Menariknya, laporan tersebut juga menemukan bahwa tingkat sampah makanan rumah tangga relatif serupa di semua kelompok pendapatan — baik di negara maju maupun berkembang. Rata-rata, setiap rumah tangga di dunia membuang 81 hingga 88 kilogram makanan per orang per tahun, menunjukkan bahwa pemborosan bukan hanya masalah kemiskinan atau kemakmuran, melainkan perilaku konsumsi global yang belum efisien.
Seruan untuk Bertindak
UNEP menegaskan pentingnya tindakan nyata untuk mengurangi limbah pangan di seluruh rantai pasokan makanan. Pemerintah, pelaku usaha, hingga masyarakat umum perlu bekerja sama dalam menciptakan sistem distribusi yang lebih efisien dan meningkatkan kesadaran akan pentingnya konsumsi bijak.
Langkah-langkah sederhana seperti merencanakan belanja dengan tepat, menyimpan makanan sesuai jenisnya, serta mengolah kembali sisa bahan makanan dapat menjadi solusi awal untuk menekan angka pemborosan.
Selain itu, inovasi teknologi juga bisa berperan besar, misalnya melalui aplikasi yang membantu masyarakat mengelola stok bahan makanan atau menghubungkan restoran dengan lembaga sosial agar sisa makanan dapat disalurkan kepada yang membutuhkan.
Dengan populasi dunia yang terus bertambah, tantangan untuk menciptakan sistem pangan berkelanjutan semakin mendesak.

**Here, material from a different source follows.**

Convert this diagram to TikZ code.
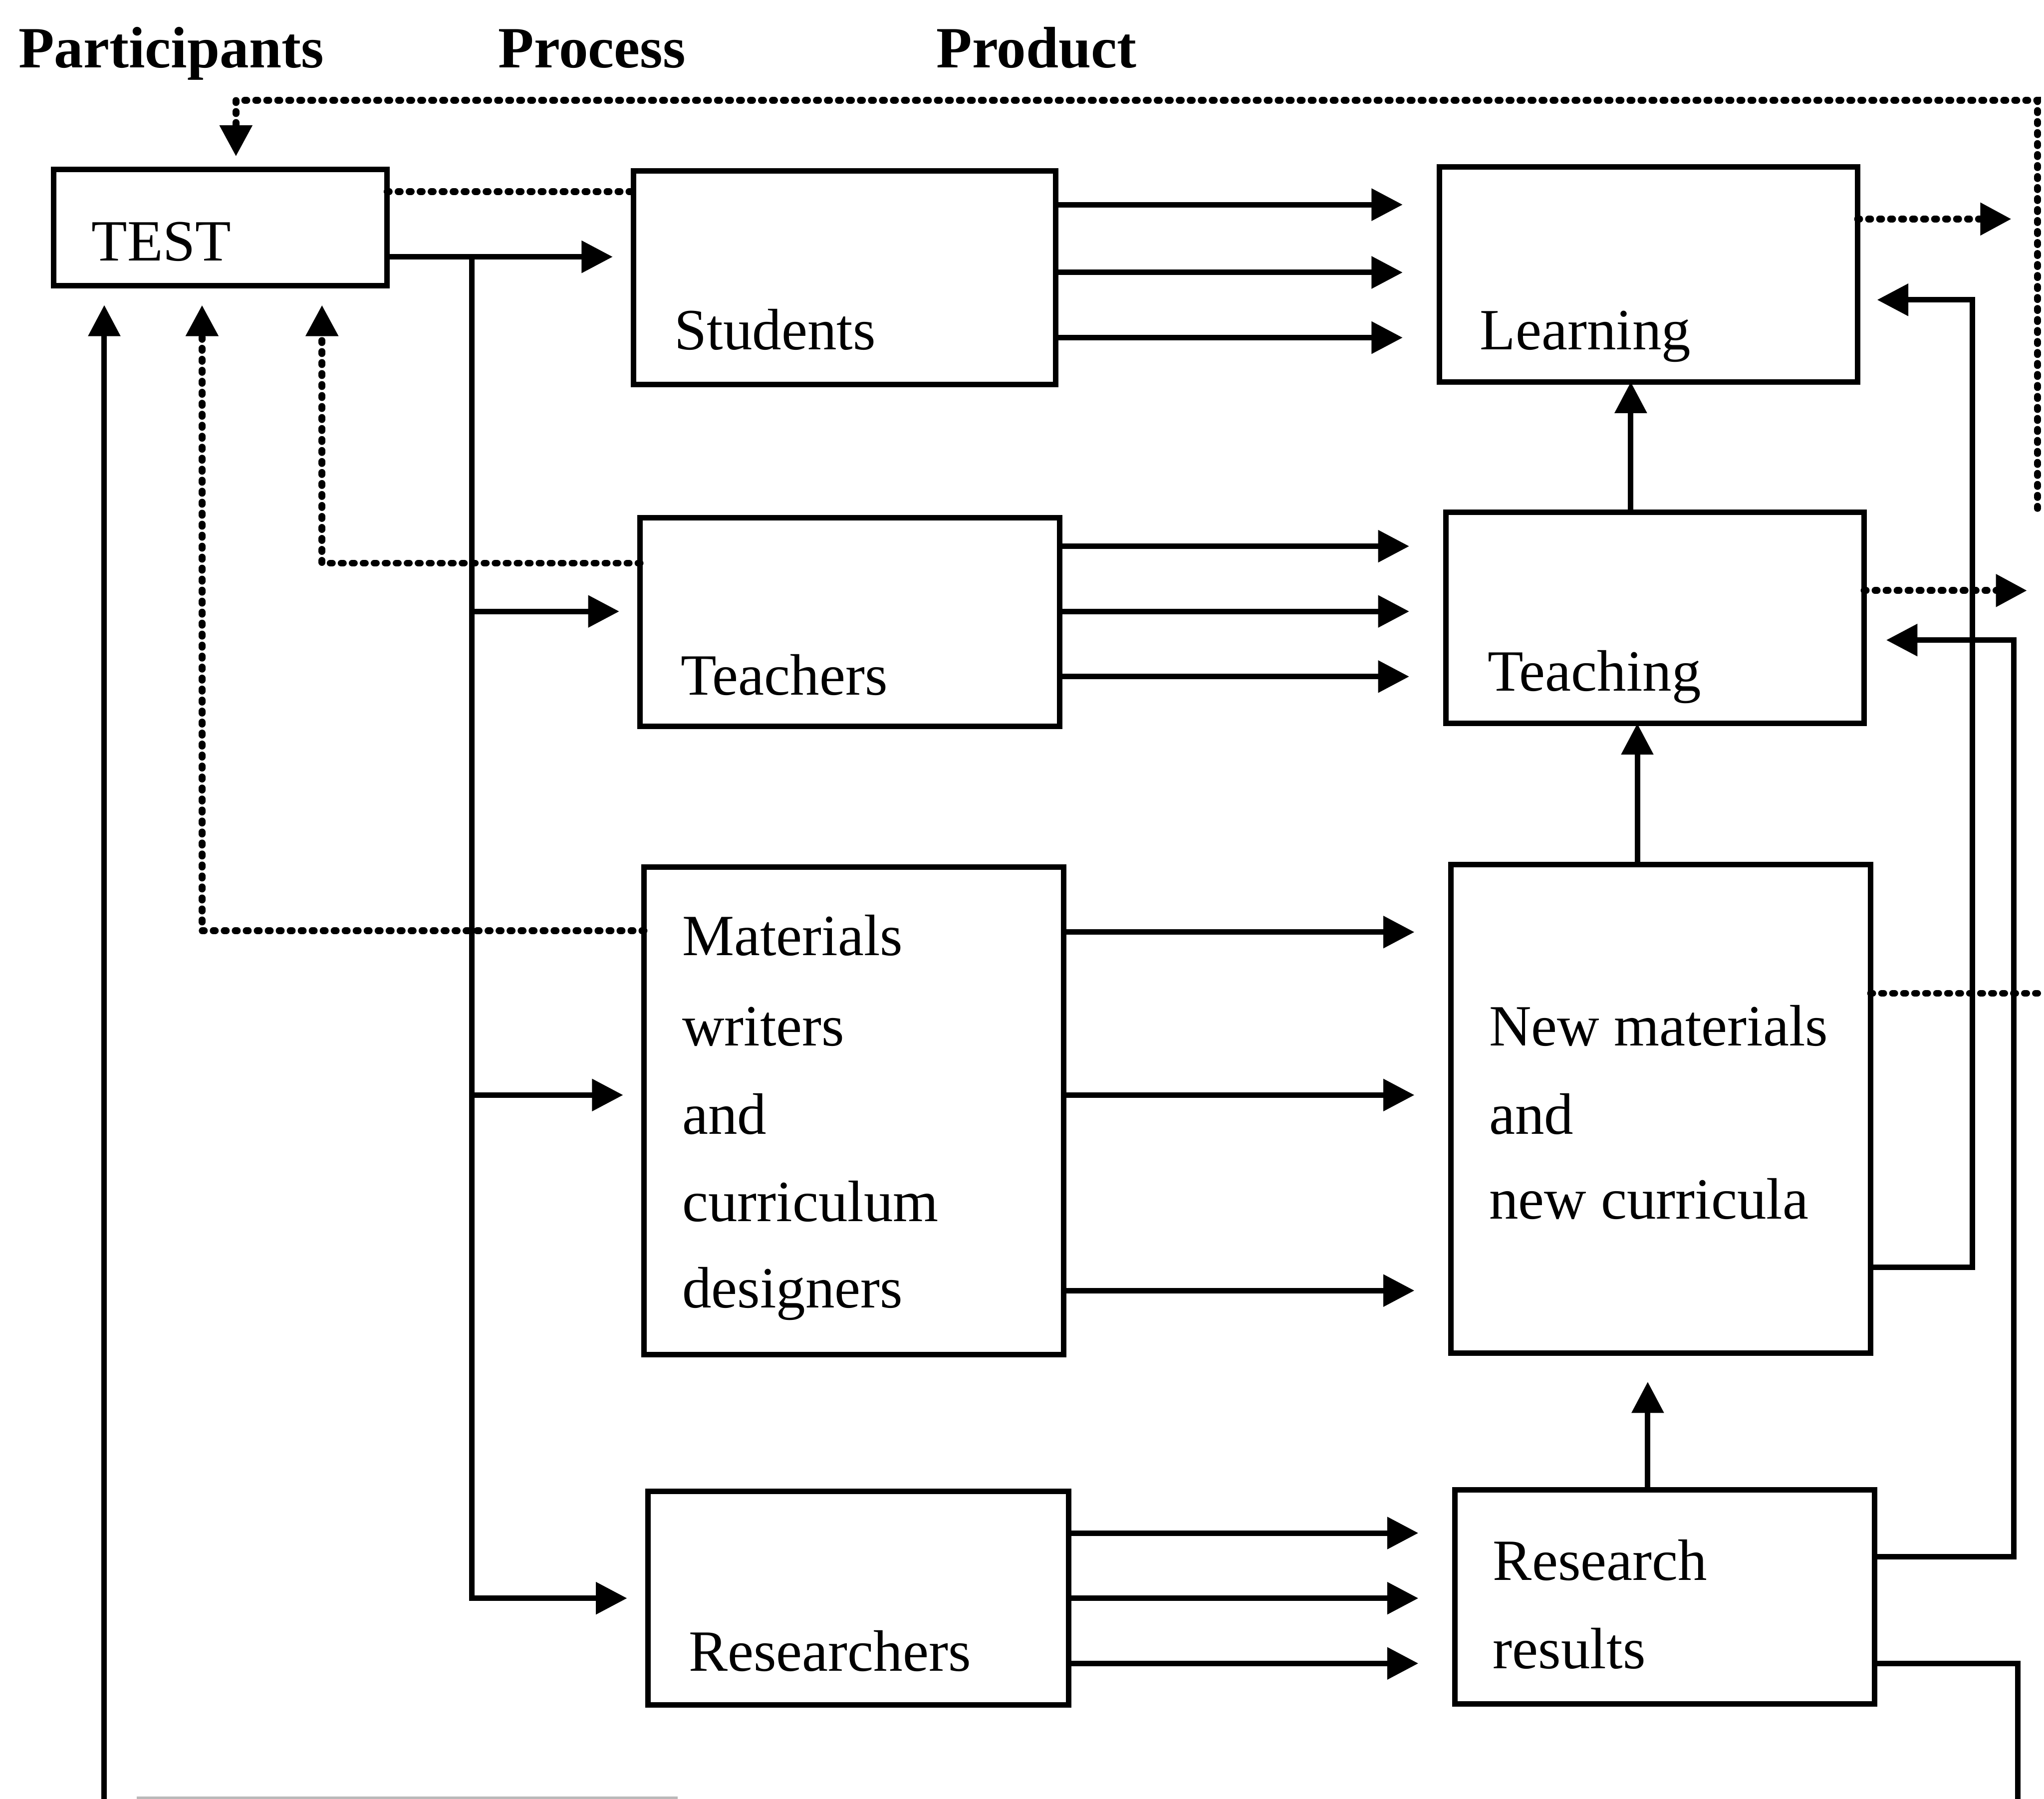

Mengurangi sampah makanan bukan hanya tentang efisiensi, tetapi juga tentang tanggung jawab moral terhadap sesama manusia dan planet ini.
10 Negara Penghasil Sampah Makanan Terbesar di Dunia
Berikut daftar 10 negara dengan jumlah limbah makanan tertinggi berdasarkan laporan UNEP tahun 2024:
China
India
Amerika Serikat
Brasil
Indonesia
Jerman
Rusia
Filipina
Afrika Selatan
Ghana
Permasalahan ini menunjukkan bahwa pemborosan makanan telah menjadi isu global yang melampaui batas ekonomi dan geografi. Setiap potongan makanan yang terbuang bukan hanya kerugian finansial, tetapi juga simbol dari ketidakseimbangan sistem pangan dunia. Dengan langkah kolektif dan perubahan perilaku, krisis ini masih dapat dikendalikan sebelum menimbulkan dampak yang lebih luas bagi generasi mendatang.